For a harder bar, some soapers use sodium lactate but I don't have any experience with that.


----------



## IrishLass (Jan 20, 2016)

Goat milk soaps are a part of my regular soapy repertoire (among other kinds of soap) and I always use lye concentration with them (as I do with the rest of my soaps). My favorite concentration to use is 33%: 1 part lye to 2 parts water (or milk).

Here is a thread with a good explanation of the difference between using Lye concentration vs water as % of oils: http://www.soapmakingforum.com/showthread.php?t=53642

The long and short of it that the 38% water as per oils that you have been using is usually referred to as a 'full water amount', which, depending on the recipe, is basically the equivalent of about a 28% lye concentration or so (1 part lye to 2.57 parts water/milk).

A 30% lye concentration is 1 part lye to 2.3 parts water/milk.

So, basically, the higher the concentration, the less liquid you mix with the lye.

Less liquid means that your soap will come to trace quicker, will harden quicker, and can be unmolded quicker. It'll still need to cure the full length of time, but it won't take so long to become as hard as your formula will allow. 

Using less goat milk will mean that the overall fat content of your soap will be slightly lower, so you may need to adjust your superfat (or not....it all depends on how you like the results). Also- having less fat from the milk may probably increase your hardness a little, too, but it's hard for me to say by how much. You'll have to make a batch to see.


IrishLass


----------



## DeeAnna (Jan 21, 2016)

"...Does using lye conc make harder milk soaps, do you have to start worrying about the fat content of the milk if you use this method?..."

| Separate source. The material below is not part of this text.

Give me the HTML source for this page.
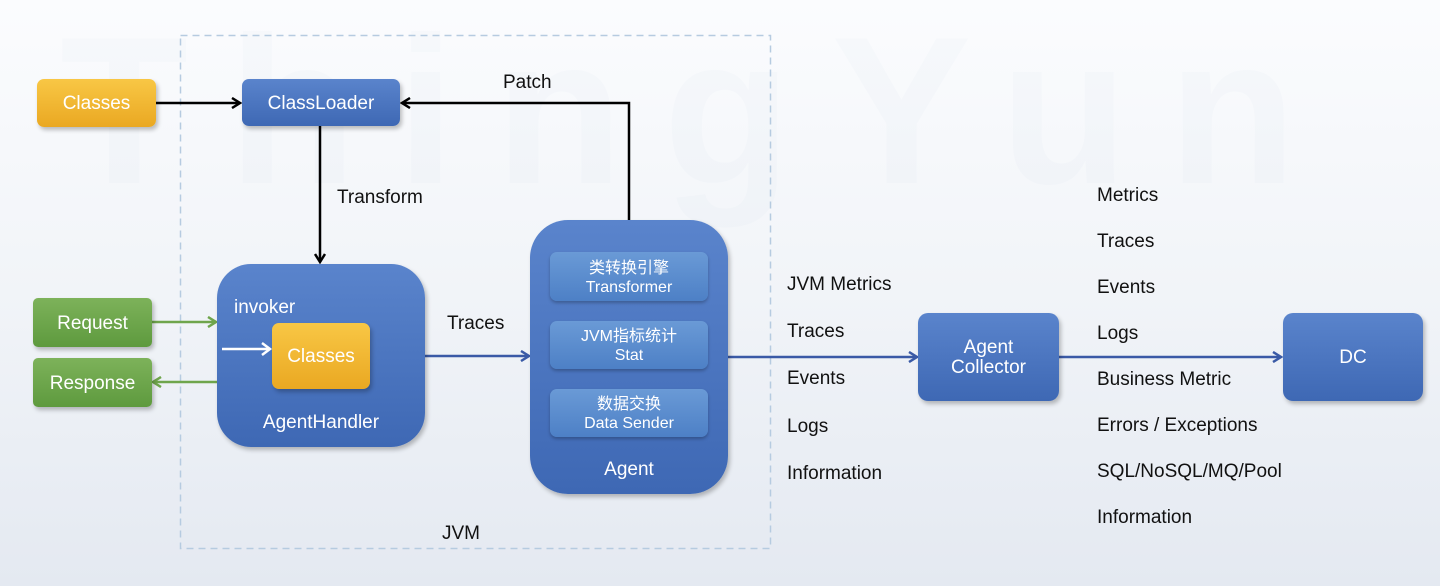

Neither setting has any magical influence on hardness or superfat.  

Whether you use "water as % of oils" or lye concentration, you need to decide if you want to account for the fat in the goat milk or not. If you don't, your superfat will be a little higher than the value you enter due to the fat in the milk.

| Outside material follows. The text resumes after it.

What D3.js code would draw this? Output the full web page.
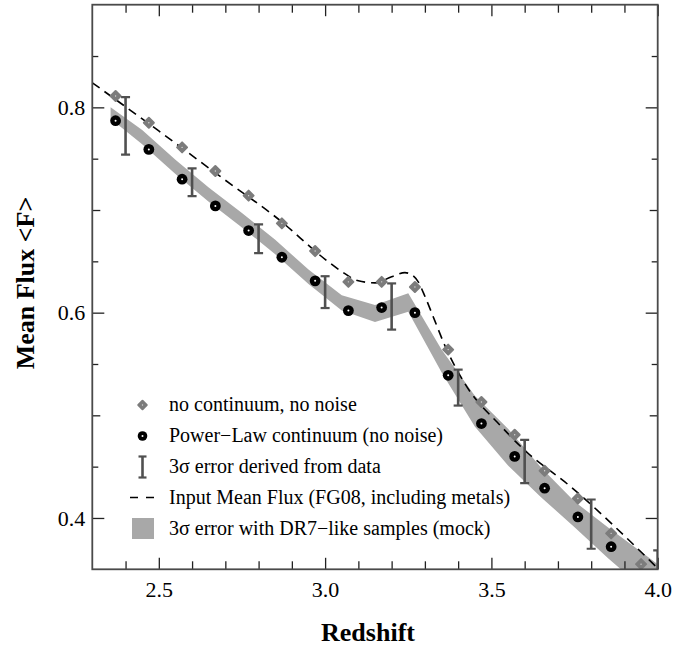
<!DOCTYPE html>
<html>
<head>
<meta charset="utf-8">
<script src="https://cdn.jsdelivr.net/npm/d3@7"></script>
<style>
  body { margin: 0; background: #fff; }
  svg text { font-family: "Liberation Serif", "Times New Roman", serif; }
</style>
</head>
<body>
<svg id="chart" width="698" height="651"></svg>
<script>
// Redshift bins of the mock measurements
const zBins = [2.37, 2.47, 2.57, 2.67, 2.77, 2.87, 2.97, 3.07, 3.17, 3.27, 3.37, 3.47, 3.57, 3.66, 3.76, 3.86, 3.95];
// Mean flux without continuum fitting and without noise
const fluxNoContinuum = [0.811, 0.785, 0.761, 0.738, 0.714, 0.687, 0.660, 0.630, 0.630, 0.625, 0.564, 0.513, 0.481, 0.446, 0.419, 0.385, 0.355];
// Mean flux with a power-law continuum (no noise)
const zPowerLaw = [2.37, 2.47, 2.57, 2.67, 2.77, 2.87, 2.97, 3.07, 3.17, 3.27, 3.37, 3.47, 3.57, 3.66, 3.76, 3.86];
const fluxPowerLaw = [0.787, 0.759, 0.730, 0.704, 0.680, 0.654, 0.631, 0.602, 0.605, 0.600, 0.539, 0.492, 0.460, 0.429, 0.401, 0.372];
// 3-sigma errors derived from data
const zErr = [2.4, 2.6, 2.8, 3.0, 3.2, 3.4, 3.6, 3.8, 4.0];
const errCenter = [0.782, 0.727, 0.672, 0.620, 0.606, 0.527, 0.455, 0.394, 0.345];
const errSigma3 = [0.028, 0.0135, 0.014, 0.0155, 0.0225, 0.0175, 0.021, 0.024, 0.0235];
// Input mean flux (FG08, including metals)
const zInput = [2.30, 2.50, 2.70, 2.86, 3.00, 3.05, 3.10, 3.15, 3.20, 3.24, 3.26, 3.28, 3.30, 3.33, 3.36, 3.42, 3.53, 3.59, 3.74, 4.00];
const fluxInput = [0.824, 0.777, 0.729, 0.691, 0.652, 0.640, 0.631, 0.629, 0.635, 0.639, 0.637, 0.630, 0.616, 0.592, 0.568, 0.531, 0.489, 0.469, 0.430, 0.351];
// 3-sigma band from DR7-like mock samples
const zBand = [2.355, 2.45, 2.55, 2.65, 2.75, 2.85, 2.95, 3.05, 3.15, 3.25, 3.35, 3.45, 3.55, 3.65, 3.75, 3.85, 3.95, 4.05];
const bandHi = [0.800, 0.778, 0.749, 0.722, 0.697, 0.671, 0.642, 0.617, 0.6075, 0.619, 0.564, 0.519, 0.487, 0.449, 0.416, 0.391, 0.367, 0.343];
const bandLo = [0.789, 0.764, 0.735, 0.708, 0.683, 0.657, 0.628, 0.602, 0.591, 0.601, 0.542, 0.489, 0.451, 0.420, 0.391, 0.361, 0.333, 0.305];
// Axis ticks
const xMajor = [2.5, 3.0, 3.5, 4.0];
const xMinor = [2.4, 2.6, 2.7, 2.8, 2.9, 3.1, 3.2, 3.3, 3.4, 3.6, 3.7, 3.8, 3.9];
const yMajor = [0.4, 0.6, 0.8];
const yMid = [0.5, 0.7];
const yMinor = [0.45, 0.55, 0.65, 0.75, 0.85];
const legendLabels = [
  "no continuum, no noise",
  "Power\u2212Law continuum (no noise)",
  "3\u03c3 error derived from data",
  "Input Mean Flux (FG08, including metals)",
  "3\u03c3 error with DR7\u2212like samples (mock)"
];

const svg = d3.select("#chart");
const L = 92.3, R = 657.7, T = 4.7, B = 569.3;
const x = d3.scaleLinear().domain([2.3, 4.0]).range([L, R]);
const y = d3.scaleLinear().domain([0.35, 0.9]).range([B, T]);

const COL_BAND = "#a8a8a8", COL_DIAM = "#7c7c7c", COL_ERR = "#505050", COL_AX = "#4a4a4a";

svg.append("defs").append("clipPath").attr("id", "plotClip")
  .append("rect").attr("x", L).attr("y", T).attr("width", R - L).attr("height", B - T);

const plot = svg.append("g").attr("clip-path", "url(#plotClip)");

// mock error band
const bandData = zBand.map((z, i) => ({ z, hi: bandHi[i], lo: bandLo[i] }));
plot.append("path").datum(bandData)
  .attr("d", d3.area().x(d => x(d.z)).y0(d => y(d.lo)).y1(d => y(d.hi)))
  .attr("fill", COL_BAND);

// input mean flux
const inputData = zInput.map((z, i) => ({ z, f: fluxInput[i] }));
plot.append("path").datum(inputData)
  .attr("d", d3.line().x(d => x(d.z)).y(d => y(d.f)).curve(d3.curveMonotoneX))
  .attr("fill", "none").attr("stroke", "#000").attr("stroke-width", 1.6)
  .attr("stroke-dasharray", "9,6");

// diamonds: no continuum, no noise
function drawDiamond(g, cx, cy, scale) {
  const s = g.append("g").attr("transform", `translate(${cx},${cy})`);
  s.append("path").attr("d", d3.symbol(d3.symbolSquare, 50 * scale * scale)())
    .attr("transform", "rotate(45)")
    .attr("fill", COL_DIAM).attr("stroke", COL_DIAM).attr("stroke-width", 2)
    .attr("stroke-linejoin", "round");
  s.append("circle").attr("r", 0.7).attr("fill", "#d8d8d8");
}
zBins.forEach((z, i) => drawDiamond(plot, x(z), y(fluxNoContinuum[i]), 1));

// circles: power-law continuum
function drawRing(g, cx, cy, r) {
  g.append("circle").attr("cx", cx).attr("cy", cy).attr("r", r).attr("fill", "#000");
  g.append("circle").attr("cx", cx).attr("cy", cy).attr("r", 1.0).attr("fill", "#fff");
}
zPowerLaw.forEach((z, i) => drawRing(plot, x(z), y(fluxPowerLaw[i]), 5.4));

// 3-sigma error bars from data
function drawErrBar(g, cx, y0, y1, capW) {
  g.append("line").attr("x1", cx).attr("x2", cx).attr("y1", y0).attr("y2", y1)
    .attr("stroke", COL_ERR).attr("stroke-width", 2.6);
  [y0, y1].forEach(yy => g.append("line")
    .attr("x1", cx - capW / 2).attr("x2", cx + capW / 2).attr("y1", yy).attr("y2", yy)
    .attr("stroke", COL_ERR).attr("stroke-width", 2.2));
}
zErr.forEach((z, i) => drawErrBar(plot, x(z), y(errCenter[i] + errSigma3[i]), y(errCenter[i] - errSigma3[i]), 9));

// axes: ticks point inward on all four sides
function styleAxis(g) {
  g.select(".domain").remove();
  g.selectAll(".tick line").attr("stroke", "#222").attr("stroke-width", 1.3);
  g.selectAll(".tick text").attr("font-size", 22).attr("fill", "#000")
    .style("font-family", "'Liberation Serif', serif");
}
const fmt = d3.format(".1f");
svg.append("g").attr("transform", `translate(0,${B})`)
  .call(d3.axisBottom(x).tickValues(xMajor).tickSize(-11.5).tickPadding(12).tickFormat(fmt)).call(styleAxis);
svg.append("g").attr("transform", `translate(0,${B})`)
  .call(d3.axisBottom(x).tickValues(xMinor).tickSize(-8).tickFormat("")).call(styleAxis);
svg.append("g").attr("transform", `translate(0,${T})`)
  .call(d3.axisTop(x).tickValues(xMajor).tickSize(-11.5).tickFormat("")).call(styleAxis);
svg.append("g").attr("transform", `translate(0,${T})`)
  .call(d3.axisTop(x).tickValues(xMinor).tickSize(-8).tickFormat("")).call(styleAxis);

svg.append("g").attr("transform", `translate(${L},0)`)
  .call(d3.axisLeft(y).tickValues(yMajor).tickSize(-12).tickPadding(7).tickFormat(fmt)).call(styleAxis);
svg.append("g").attr("transform", `translate(${L},0)`)
  .call(d3.axisLeft(y).tickValues(yMid).tickSize(-8).tickFormat("")).call(styleAxis);
svg.append("g").attr("transform", `translate(${L},0)`)
  .call(d3.axisLeft(y).tickValues(yMinor).tickSize(-6).tickFormat("")).call(styleAxis);
svg.append("g").attr("transform", `translate(${R},0)`)
  .call(d3.axisRight(y).tickValues(yMajor).tickSize(-12).tickFormat("")).call(styleAxis);
svg.append("g").attr("transform", `translate(${R},0)`)
  .call(d3.axisRight(y).tickValues(yMid).tickSize(-8).tickFormat("")).call(styleAxis);
svg.append("g").attr("transform", `translate(${R},0)`)
  .call(d3.axisRight(y).tickValues(yMinor).tickSize(-6).tickFormat("")).call(styleAxis);

// frame
svg.append("rect").attr("x", L).attr("y", T).attr("width", R - L).attr("height", B - T)
  .attr("fill", "none").attr("stroke", COL_AX).attr("stroke-width", 1.8);

// axis titles
svg.append("text").attr("x", 368).attr("y", 641).attr("text-anchor", "middle")
  .attr("font-size", 26).attr("font-weight", "bold").text("Redshift");
svg.append("text").attr("transform", "translate(34,283) rotate(-90)").attr("text-anchor", "middle")
  .attr("font-size", 26).attr("font-weight", "bold").text("Mean Flux <F>");

// legend
const legRows = [405, 436, 467, 497.5, 528.5];
const lg = svg.append("g");
const symX = 142.5, textX = 169;
drawDiamond(lg, symX, legRows[0], 0.85);
drawRing(lg, symX, legRows[1], 4.8);
drawErrBar(lg, symX, legRows[2] - 10.5, legRows[2] + 10.5, 8);
lg.append("line").attr("x1", 130).attr("x2", 154).attr("y1", legRows[3]).attr("y2", legRows[3])
  .attr("stroke", "#000").attr("stroke-width", 1.6).attr("stroke-dasharray", "8,8");
lg.append("rect").attr("x", 132).attr("y", legRows[4] - 10.5).attr("width", 22).attr("height", 21)
  .attr("fill", COL_BAND);
legendLabels.forEach((t, i) => lg.append("text").attr("x", textX).attr("y", legRows[i] + 6)
  .attr("font-size", 20).attr("fill", "#000").text(t));
</script>
</body>
</html>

Whether you use "water as % of oils" or lye concentration, you need to choose a setting that gives you the hardness you want. If you set your water as % of oils to a lower number, you'll get a harder bar due to less water in the soap. If you set your lye concentration to a higher number, you'll get a harder bar due to less water in your soap.

The ONLY difference between either setting is whether your recipes will be more predictable or less as you change them. Water as % of oils is going to work against your recipes behaving as consistently as you might like. Water as % of oils invisibly builds in more water for recipes that really need less water and vice versa. Lye concentration (or water:lye ratio) doesn't have that effect, so using these settings rather than "water as % of oils" will help you make your recipes behave more predictably.


----------